The theme of the scientific findings is that while humans excel with none of our physical sensors, we do very well across the board in making use of them thanks to our relatively huge brains.
And fantastical amounts of compute power is exactly what are handing over to AI. The fact that their training data isn't perfect may matter less.
Maybe they will soon but it’s massively far behind the kind of timeframe AI 2027 would have implied.
But, if you could wave a wand and eliminate all legal and liability hurdles to self-driving, automobile deaths would plummet. They're way safer than the average human driver. The technology is definitely capable, our society just isn't ready for it.
If you don't care about getting the drone back, it does simplify the problem somewhat.
But during peacetime, you don't make money running a delivery service that way, so it's not going to replace those jobs.
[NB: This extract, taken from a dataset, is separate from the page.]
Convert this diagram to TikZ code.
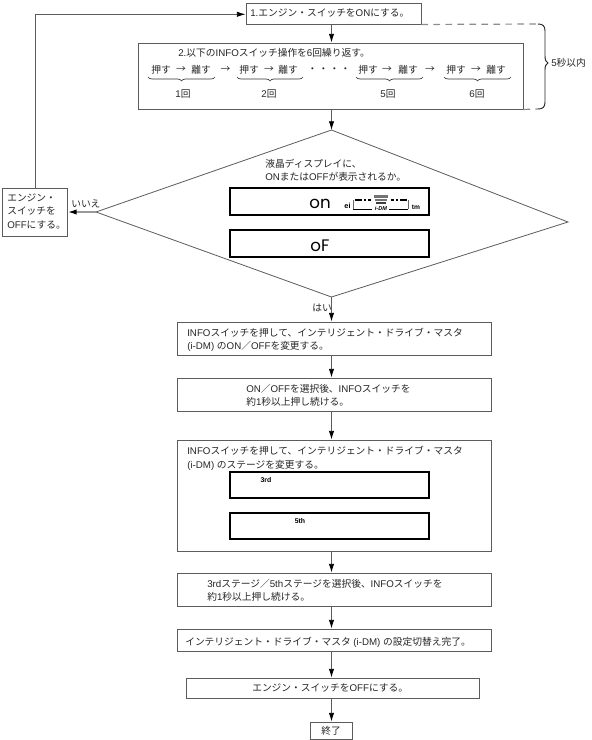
\documentclass[tikz,border=0pt]{standalone}
\usepackage{fontspec}
\usetikzlibrary{arrows.meta,decorations.pathreplacing}
\setmainfont{Liberation Sans}
\newfontfamily\jp{Noto Sans CJK JP}
\newfontfamily\lcdf{Poppins}
\newcommand\J[1]{{\jp #1}}
\definecolor{ln}{gray}{0.36}
\tikzset{
  flowbox/.style={draw=ln,line width=0.7pt,fill=white,inner sep=0pt},
  lcdbox/.style={draw=black,line width=1.2pt,inner sep=0pt},
  txt/.style={inner sep=0pt,anchor=west,align=left,text=black!85,font=\fontsize{7.3}{10.1}\selectfont},
  ctxt/.style={txt,anchor=center,align=center},
  lcdtxt/.style={inner sep=0pt,anchor=center,font=\lcdf\fontsize{12.5}{14}\selectfont},
  arr/.style={draw=ln,line width=0.6pt,-{Latex[length=6.5pt,width=4pt,color=black]}},
  flow/.style={draw=ln,line width=0.6pt},
  dashline/.style={draw=black!45,line width=0.9pt,dash pattern=on 5pt off 4pt},
  ubrace/.style={draw=black!80,line width=0.5pt,decorate,decoration={brace,mirror,amplitude=3pt}}
}
\newcommand\bx[6]{\pgfmathsetmacro\bw{(#4-#2)*0.75}\pgfmathsetmacro\bh{(#5-#3)*0.75}\node[#6,minimum width=\bw pt,minimum height=\bh pt] (#1) at ({(#2+#4)/2},{(#3+#5)/2}) {};}
\begin{document}
\begin{tikzpicture}[x=0.75pt,y=-0.75pt]
\useasboundingbox[fill=white] (0,0) rectangle (592,740);
% boxes
\bx{bone}{246}{3}{421}{24}{flowbox}
\bx{btwo}{138.5}{43}{523}{109}{flowbox}
\bx{bleft}{2.5}{188}{67.5}{236}{flowbox}
\bx{ba}{177}{322}{491}{355}{flowbox}
\bx{bb}{177}{378}{491}{411}{flowbox}
\bx{bc}{177}{440}{491}{551}{flowbox}
\bx{bd}{177}{573}{491}{606}{flowbox}
\bx{be}{177}{629}{491}{651}{flowbox}
\bx{bf}{186}{678}{479}{698}{flowbox}
\bx{bg}{310}{722}{352}{739}{flowbox}
\bx{lone}{230}{188}{429}{215}{lcdbox}
\bx{ltwo}{230}{230}{429}{257}{lcdbox}
\bx{lthree}{230}{472}{429}{498}{lcdbox}
\bx{lfour}{230}{513}{429}{539}{lcdbox}
% diamond
\coordinate (dt) at (331.5,130);
\coordinate (dr) at (568,222);
\coordinate (db) at (331.5,297);
\coordinate (dl) at (96,212);
\draw[flow] (dt) -- (dr) -- (db) -- (dl) -- cycle;
% connectors
\draw[arr] (bone.south -| dt) -- (btwo.north -| dt);
\draw[arr] (btwo.south -| dt) -- (dt);
\draw[arr] (db) -- (ba.north -| db);
\draw[arr] (ba.south -| db) -- (bb.north -| db);
\draw[arr] (bb.south -| db) -- (bc.north -| db);
\draw[arr] (bc.south -| db) -- (bd.north -| db);
\draw[arr] (bd.south -| db) -- (be.north -| db);
\draw[arr] (be.south -| db) -- (bf.north -| db);
\draw[arr] (bf.south -| db) -- (bg.north -| db);
\draw[arr,draw=black!40,line width=1pt] (dl) -- (bleft.east |- dl);
\coordinate (lc) at (35.7,14.3);
\draw[flow] (bleft.north -| lc) -- (lc);
\draw[arr] (lc) -- (bone.west |- lc);
% time span
\coordinate (tone) at (538,24);
\coordinate (ttwo) at (538,109);
\draw[dashline] (bone.south east) -- (tone);
\draw[dashline] (btwo.south east) -- (ttwo);
\draw[draw=black!85,line width=0.7pt] (tone) .. controls (543,24) and (545,26) .. (545,31) -- (545,56) .. controls (545,60) and (546,62) .. (548,63) .. controls (546,64) and (545,66) .. (545,70) -- (545,102) .. controls (545,107) and (543,109) .. (ttwo);
\node[txt] (tspan) at (551,63) {5\J{秒以内}};
% texts
\node[txt] (tone1) at (250,13) {1.\J{エンジン・スイッチを}ON\J{にする。}};
\node[txt] (ttwo1) at (178,52.7) {2.\J{以下の}INFO\J{スイッチ操作を}6\J{回繰り返す。}};
\foreach \n/\a/\b/\c/\d/\e/\f/\g in {a/151/181/191/148/215/183/1,b/239/269/278/237/303/269/2,c/358/387/398/356/423/388/5,d/446/476/486/444/511/477/6}{
  \node[txt] (pu\n) at (\a,70) {\J{押す}};
  \node[ctxt] (ar\n) at (\b,70) {\J{→}};
  \node[txt] (ha\n) at (\c,70) {\J{離す}};
  \draw[ubrace] (\d,77) -- (\e,77);
  \node[ctxt] (ct\n) at (\f,94) {\g\J{回}};
}
\node[ctxt] (ara) at (225.5,70) {\J{→}};
\node[ctxt] (arb) at (430,70) {\J{→}};
\node[ctxt] (dots) at (329,70) {\J{・\hspace{1pt}・\hspace{1pt}・\hspace{1pt}・}};
\node[txt] (tq) at (265,170) {\J{液晶ディスプレイに、}\\ON\J{または}OFF\J{が表示されるか。}};
\node[txt] (tleft) at (7,211) {\J{エンジン・}\\\J{スイッチを}\\OFF\J{にする。}};
\node[txt] (tno) at (71,204) {\J{いいえ}};
\node[txt] (tyes) at (312,308) {\J{はい}};
\node[txt] (ta) at (187,340) {INFO\J{スイッチを押して、インテリジェント・ドライブ・マスタ}\\(i-DM) \J{の}ON\J{／}OFF\J{を変更する。}};
\node[txt] (tb) at (246,395.5) {ON\J{／}OFF\J{を選択後、}INFO\J{スイッチを}\\\J{約}1\J{秒以上押し続ける。}};
\node[txt] (tc) at (187,458.5) {INFO\J{スイッチを押して、インテリジェント・ドライブ・マスタ}\\(i-DM) \J{のステージを変更する。}};
\node[txt] (td) at (207,590.5) {3rd\J{ステージ／}5th\J{ステージを選択後、}INFO\J{スイッチを}\\\J{約}1\J{秒以上押し続ける。}};
\node[txt] (te) at (185,642) {\J{インテリジェント・ドライブ・マスタ} (i-DM) \J{の設定切替え完了。}};
\node[txt] (tf) at (252,688) {\J{エンジン・スイッチを}OFF\J{にする。}};
\node[ctxt] (tg) at (331,731) {\J{終了}};
% lcd content
\node[lcdtxt] (lon) at (320,204) {on};
\node[lcdtxt] (lof) at (320,246) {oF};
\node[inner sep=0pt,font=\bfseries\fontsize{5.2}{6}\selectfont] (lrd) at (266,480) {3rd};
\node[inner sep=0pt,font=\bfseries\fontsize{5.2}{6}\selectfont] (lth) at (300,521) {5th};
% i-DM indicator
\node[inner sep=0pt,font=\bfseries\fontsize{5.5}{6}\selectfont] (ime) at (347.5,206) {ei};
\node[inner sep=0pt,font=\bfseries\itshape\fontsize{4.2}{5}\selectfont] (imd) at (381,208.5) {i-DM};
\node[inner sep=0pt,font=\bfseries\fontsize{5}{6}\selectfont] (imt) at (416,207) {tm};
\draw[black,line width=0.4pt] (353,209) -- (372,209) (389,209) -- (408,209);
\draw[black!60,line width=0.3pt] (353,209) -- (353,200) (408,209) -- (408,200);
\draw[black,line width=0.9pt] (355,200) -- (362,200) (364,200) -- (366,200) (368,200) -- (371,200) (391,200) -- (394,200) (396,200) -- (398,200) (400,200) -- (407,200);
\draw[black!55,line width=1.7pt] (374,196.5) -- (388,196.5) (375,200) -- (387,200);
\draw[black!75,line width=1.2pt] (376,203) -- (386,203);
\end{tikzpicture}
\end{document}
250 years of constant automation has never produced large scale unemployment, despite obsoleting everyone's jobs several times over.
“I’ve been pulling my sled across this lake for 50 winters even when the temperature went above freezing. Never fell through!”
And similar things can be said about many technologies in recent history – cars replacing the horse, first flight to man on the moon, even the creation of early internet to its mass adoption.
You're talking generally a decade or 2 for society to completely change from the rapid advancement of a new technology.
I'm not saying I agree with the 2035 prediction, but it doesn't seem impossible to me, if AI can help us improve the pace that we're already developing disruptive robotics.
In 2010 the idea of self-driving cars and autonomous delivery drones seemed very sci-fi and a long way out. But today, just 15 years on, these things are increasingly starting to be rolled out.
If they dropped that 95% number to 50-60%, I think I'd probably lean towards agreeing. Not because it makes sense in my gut, but because the logical part of my brain knows exponential trends (if one exists) do things that we wouldn't instinctively predict. But even if you assume exponentials 95% does seem very high.
It's 2026, one year after your predicted date, and that still hasn't happened though.
My guess is that the deployment of other types of robots will often be a similarly slow grind.
That's unlike the Internet, smart phones, and coding agents, which got user adoption at a much quicker pace.